§ Task prompt
Begin with the first line of the material and copy each line word for word through the line that contains "import plotly.graph_objects as go"; the pictures are left out.

§ Given material
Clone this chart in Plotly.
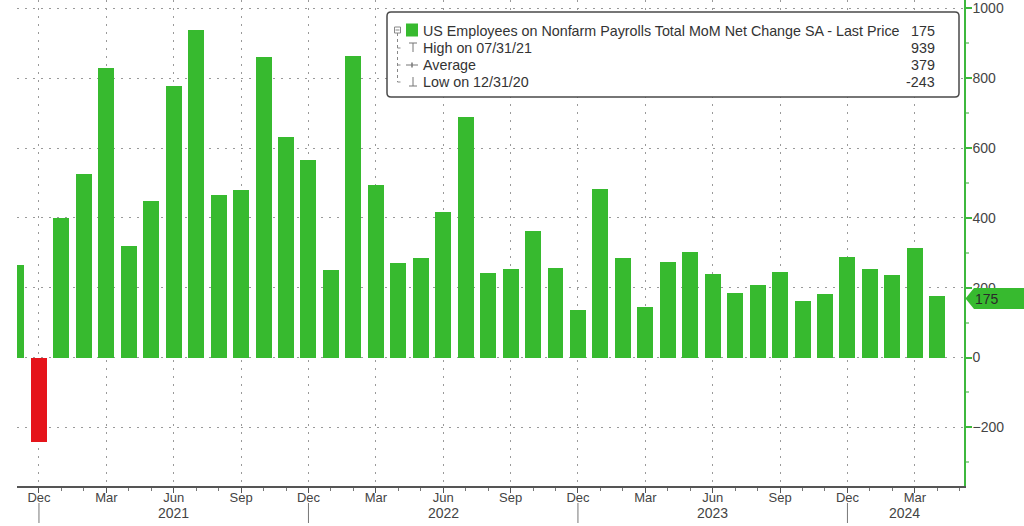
import plotly.graph_objects as go

# ---------------- data ----------------
months = ["Nov 2020", "Dec 2020",
          "Jan 2021", "Feb 2021", "Mar 2021", "Apr 2021", "May 2021", "Jun 2021",
          "Jul 2021", "Aug 2021", "Sep 2021", "Oct 2021", "Nov 2021", "Dec 2021",
          "Jan 2022", "Feb 2022", "Mar 2022", "Apr 2022", "May 2022", "Jun 2022",
          "Jul 2022", "Aug 2022", "Sep 2022", "Oct 2022", "Nov 2022", "Dec 2022",
          "Jan 2023", "Feb 2023", "Mar 2023", "Apr 2023", "May 2023", "Jun 2023",
          "Jul 2023", "Aug 2023", "Sep 2023", "Oct 2023", "Nov 2023", "Dec 2023",
          "Jan 2024", "Feb 2024", "Mar 2024", "Apr 2024"]
values = [264, -243,
          400, 526, 830, 318, 449, 779, 939, 465, 480, 861, 632, 566,
          251, 864, 495, 270, 285, 418, 690, 242, 254, 361, 257, 136,
          483, 285, 145, 275, 303, 239, 185, 209, 245, 163, 181, 288,
          254, 236, 315, 175]

tick_months = ["Dec 2020", "Mar 2021", "Jun 2021", "Sep 2021", "Dec 2021",
               "Mar 2022", "Jun 2022", "Sep 2022", "Dec 2022", "Mar 2023",
               "Jun 2023", "Sep 2023", "Dec 2023", "Mar 2024"]
tick_text = ["Dec", "Mar", "Jun", "Sep", "Dec", "Mar", "Jun", "Sep",
             "Dec", "Mar", "Jun", "Sep", "Dec", "Mar"]
year_labels = ["2021", "2022", "2023", "2024"]
year_pos = [7, 19, 31, 39.56]
year_breaks = ["Dec 2020", "Dec 2021", "Dec 2022", "Dec 2023"]
y_ticks = [-200, 0, 200, 400, 600, 800, 1000]

series_name = "US Employees on Nonfarm Payrolls Total MoM Net Change SA - Last Price"
legend_rows = [("High on 07/31/21", "939"), ("Average", "379"), ("Low on 12/31/20", "-243")]
last_value = values[-1]

# ---------------- layout constants ----------------
W, H = 1024, 526
ML, MR, MT, MB = 17, 60, 0, 40
PW, PH = W - ML - MR, H - MT - MB
GREEN = "#37BA2F"
RED = "#E5141B"
AXG = "#3DB83D"

def px(x):
    return (x - ML) / PW

def py(y):
    return (H - MB - y) / PH

xpos = list(range(len(months)))
colors = [RED if v < 0 else GREEN for v in values]

fig = go.Figure()
fig.add_trace(go.Bar(x=xpos, y=values, marker=dict(color=colors, line=dict(width=0)),
                     width=0.71, showlegend=False, hoverinfo="skip"))

fig.update_layout(
    width=W, height=H, margin=dict(l=ML, r=MR, t=MT, b=MB, pad=0),
    paper_bgcolor="white", plot_bgcolor="white",
    font=dict(family="Liberation Sans, Arial, sans-serif", color="#444", size=13),
    showlegend=False, bargap=0,
)

fig.update_xaxes(
    range=[0.022, 42.19],
    tickmode="array", tickvals=[months.index(m) for m in tick_months], ticktext=tick_text,
    ticks="outside", ticklen=5, tickcolor="#555", tickwidth=1,
    ticklabelstandoff=-6,
    tickfont=dict(size=13, color="#444"),
    showline=True, linecolor="#555", linewidth=1.5,
    showgrid=True, gridcolor="#9a9a9a", gridwidth=1, griddash="2px,6px",
    zeroline=False, fixedrange=True,
    minor=dict(tickmode="linear", tick0=0, dtick=1, ticks="outside", ticklen=3,
               tickcolor="#777", showgrid=False),
)

fig.update_yaxes(
    range=[-368, 1024], side="right",
    tickmode="array", tickvals=y_ticks,
    ticks="outside", ticklen=6, tickwidth=2, tickcolor=AXG,
    ticklabelstandoff=-2,
    tickfont=dict(size=14, color="#444"),
    showline=True, linecolor=AXG, linewidth=1.5,
    showgrid=True, gridcolor="#9a9a9a", gridwidth=1, griddash="2px,6px",
    zeroline=False, fixedrange=True,
    minor=dict(tickmode="linear", tick0=0, dtick=100, ticks="outside", ticklen=3,
               tickcolor="#9bd49b", showgrid=False),
)

shapes = []
annotations = []

# year separators (long ticks under Dec)
for m in year_breaks:
    shapes.append(dict(type="line", xref="x", yref="paper", x0=months.index(m), x1=months.index(m),
                       y0=py(503), y1=py(523), line=dict(color="#777", width=1)))
for t, xp in zip(year_labels, year_pos):
    annotations.append(dict(x=xp, y=py(513), xref="x", yref="paper", text=t, showarrow=False,
                            xanchor="center", yanchor="middle", font=dict(size=14, color="#444")))

# legend box
L, R, T, B, r = 387, 959, 12, 97, 4
box = (f"M {px(L+r)} {py(T)} L {px(R-r)} {py(T)} Q {px(R)} {py(T)} {px(R)} {py(T+r)} "
       f"L {px(R)} {py(B-r)} Q {px(R)} {py(B)} {px(R-r)} {py(B)} "
       f"L {px(L+r)} {py(B)} Q {px(L)} {py(B)} {px(L)} {py(B-r)} "
       f"L {px(L)} {py(T+r)} Q {px(L)} {py(T)} {px(L+r)} {py(T)} Z")
shapes.append(dict(type="path", xref="paper", yref="paper", path=box,
                   fillcolor="white", line=dict(color="#4a4a4a", width=1.5), layer="above"))

def seg(x0, y0, x1, y1, color="#888", width=1, dash=None):
    ln = dict(color=color, width=width)
    if dash:
        ln["dash"] = dash
    shapes.append(dict(type="line", xref="paper", yref="paper", x0=px(x0), y0=py(y0),
                       x1=px(x1), y1=py(y1), line=ln, layer="above"))

row_y = [31, 48, 65, 82]
# tree lines
seg(397.5, 33, 397.5, 82, dash="dot")
for yy in row_y[1:]:
    seg(397.5, yy, 403, yy, dash="dot")
# collapse box
shapes.append(dict(type="rect", xref="paper", yref="paper", x0=px(394.5), x1=px(400.5),
                   y0=py(27), y1=py(33), line=dict(color="#888", width=1),
                   fillcolor="white", layer="above"))
seg(395.5, 30, 399.5, 30)
# green square
shapes.append(dict(type="rect", xref="paper", yref="paper", x0=px(406), x1=px(418),
                   y0=py(23.5), y1=py(36.5), line=dict(width=0), fillcolor=GREEN, layer="above"))
# high symbol
seg(409, 43, 417, 43, color="#777")
seg(413, 43, 413, 52, color="#777")
# average symbol
seg(406, 65, 418, 65, color="#777")
seg(412, 62.5, 412, 67.5, color="#777", width=1.5)
# low symbol
seg(413, 77, 413, 86, color="#777")
seg(409, 86, 417, 86, color="#777")

lab_rows = [(series_name, str(last_value))] + legend_rows
for (lab, val), yy in zip(lab_rows, row_y):
    annotations.append(dict(x=px(421), y=py(yy), xref="paper", yref="paper", text=lab,
                            showarrow=False, xanchor="left", yanchor="middle",
                            font=dict(size=14.3, color="#333")))
    annotations.append(dict(x=px(937), y=py(yy), xref="paper", yref="paper", text=val,
                            showarrow=False, xanchor="right", yanchor="middle",
                            font=dict(size=14.3, color="#333")))

# last value tag on the right axis
ty0, ty1, tc = 288, 309, 298.5
tag = (f"M {px(965.5)} {py(tc)} L {px(974)} {py(ty0)} L {px(1024)} {py(ty0)} "
       f"L {px(1024)} {py(ty1)} L {px(974)} {py(ty1)} Z")
shapes.append(dict(type="path", xref="paper", yref="paper", path=tag,
                   fillcolor=GREEN, line=dict(width=0), layer="above"))
annotations.append(dict(x=px(973), y=py(tc), xref="paper", yref="paper", text=str(last_value),
                        showarrow=False, xanchor="left", yanchor="middle",
                        font=dict(size=14, color="#2a2a2a")))

fig.update_layout(shapes=shapes, annotations=annotations)
fig.write_html("out.html")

§ Answer for this exercise
Clone this chart in Plotly.
import plotly.graph_objects as go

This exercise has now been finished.